If you’ve read my blogs, followed on social media, or listened to our podcast you know we’ve covered this topic in some form or another. So, what’s different this time around?
If you’re new to Floorball you’re hopefully seeing a lot of talk about the sport. From the benefits the sport brings to youth, to it being low cost, adaptable, and so on. There’s something about this sport. With a similarity to hockey it can reach a broader audience opening doors for more youth to engage in sport.
What I’ve seen over the years is some of this being flushed out. Simply put, how are people trying to sell their sport while using the other. You’ll likely see the conversation built around it being a gateway to hockey. Based on it’s similarity to hockey that it automatically attracts hockey players. The connection being pushed is because what you can do on the ice carries directly off the ice through Floorball. Hockey should jump all over this sport. All of that is true. Yet for the large part Hockey still chooses to push this tool aside.
For the latter part, the Floorball community, at least in North America still continues to clamor for this market hoping that it will someday jump on board and with it bring a potential flood of money, influence, and more importantly players to the sport. Here’s the reality to the situation. Hockey players want to play hockey. More-over, hockey organization by and large are stuck in doing what they know, though that is changing on a larger scale in different and important ways. It’s encouraging to see this change in mindset in how programs, training, and coaching are evolving.
We come back to the bigger question. Does Floorball need hockey to grow and thrive? I’d argue no. While some NHL teams have used Floorball as part of their community effort, it hasn’t fully benefited the Floorball community as a result. Leagues, programs, and businesses haven’t sprung up in those areas to build on and capitalize on having those programs. In addition, it’s shown to not make a bigger impact in those areas.
Part of the challenge in growing the sport of Floorball is separating it from hockey in the first place. It’s not hockey. Never wants to be. It is it’s own entity and must continue to work to showcase it’s identity outside of other sports.
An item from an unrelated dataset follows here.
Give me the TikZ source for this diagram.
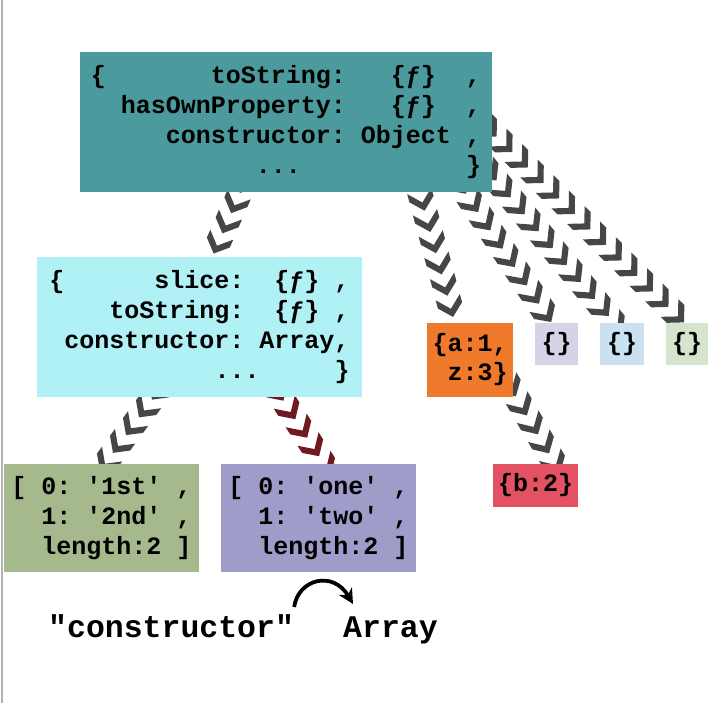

So what to do? Keep pushing. Keep educating, training, playing, and building the sport. Kids and adults want to play this sport. They are emphatically excited about playing. What Floorball needs to keep doing is do it’s own thing. It doesn’t need to rely on outside forces to drag it along. It needs to keep building it’s identity and effectively selling that to the broader market. This takes initiative, funding, resources, and more importantly time to happen. While hockey can help, Floorball should spend more time on it’s identity outside of hockey than within it.